With spring under way and summer just around the corner, Britain’s gardens are in full bloom. We take a look at ten ways to save on gardening.
1) Do a bit of digging
It’s easy to throw money away in a garden by getting things wrong, but having the right equipment can save you a fortune. The Which? website has a wealth of tried and tested products, from secateurs to shredders. Better still, see what you can get for free, on Freecycle or sites like Gumtree or swap your excess plants, unwanted bulbs, and unsown seeds at the Garden Swapshop.
2) Collecting compost
There’s nothing more environmentally friendly than composting your own kitchen and garden waste. Not only will it save you on buying soil improver and mulch, but you’ll be recycling too. Check with your local council if they sell discounted composting bins, but don’t use cooked waste if you want to keep the pests away. There’s a great step-by-step guide to composting on the RecycleNow website which takes you through the process.
3) Creative trimming
Taking plant cuttings, dividing established plants, and collecting seeds are just some of the ways you can create new plants free of charge. Swap your spares with friends and family and your garden will soon be full to bursting with new plants.

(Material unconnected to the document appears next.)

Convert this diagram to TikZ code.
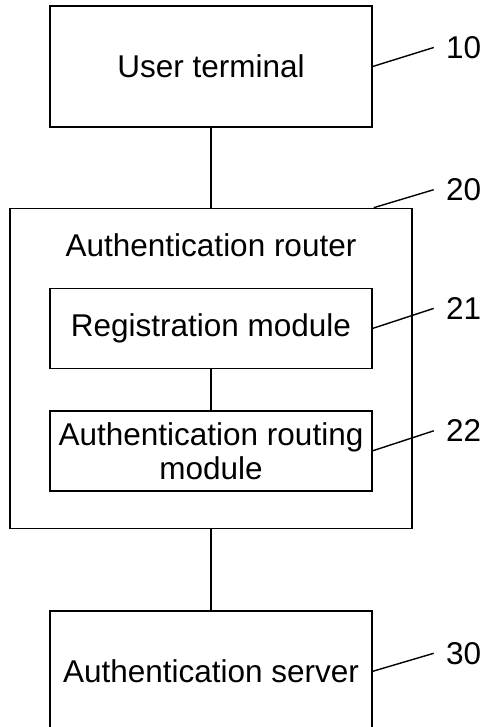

4) Make your own plant supports
In gardening, the homemade solutions are often the best. The simplest and best plant supports that Which? Gardening experts found in tests were ‘pea sticks’, which are nothing more fancy than twiggy stems pushed into the ground to hold up floppy plants in wind and rain. Easy peasy.
5) Home grown
Save money on your grocery bills by growing your own fruit and veg. Pick gourmet varieties that would be expensive to buy rather than cheap crops such as potatoes. We found good options were cucumbers like ‘Marketmore’ and ‘Dellkata’ Mangetout. And the latest June issue of Which? Gardening has got advice on growing radishes and spring onions, and our 2011 Best Buy strawberry varieties. Call 01992 822 800 to subscribe.
6) Change your shopping habits
Independent garden centres are best for quality and choice as we found in our recent retailer survey but if you already know what you want, or don’t need a large selection to choose from, a DIY store or supermarket could provide a bargain or two, especially if you’re buying furniture, garden tools, composts and chemicals. And before you go shopping, do your research and bring a list of plants that you’ve checked will be suitable for the conditions in your garden. If only there was a comprehensive list of free information on plants.
7) Resist your impulses
Don’t buy products you don’t need. Garden centres are awash with kits for growing veg, and they don’t come cheap. You can easily make a raised bed yourself using old pallets, or just create a veg patch in a spare patch of garden. And don’t waste money on expensive planters for potatoes – Which? Gardening has found that a large pot or old dustbin works just as well.
8) Butts are no joke
About 85,000 litres of rain falls on the average British roof every year, according to Waterwise, a leading authority on water efficiency. That’s enough to fill 450 water butts. Putting a water butt in your garden is easy, and quite cheap. And two butts can be joined together to save twice as much water using a water butt linking kit; a length of hose with a nut at each end, costing about £7.
9) The fun of the fair
Watch out for plant fairs. Plant fairs at local fêtes and garden openings for charity are a great way of getting hold of cheap plants. You can find some real gems among the spider plants and leggy tomatoes. Those in the know arrive early to get their hands on the best stuff.
10) Casualty corner
If you are visiting a garden centre keep your eye on the ‘casualty corner’, where they see off plants that aren’t looking their best. The equivalent of a supermarket’s ‘reduced items’, many of these plants aren’t looking so good simply because they’re no longer flowering. Give them a bit of love and patience and you could find you’ve grabbed a bargain.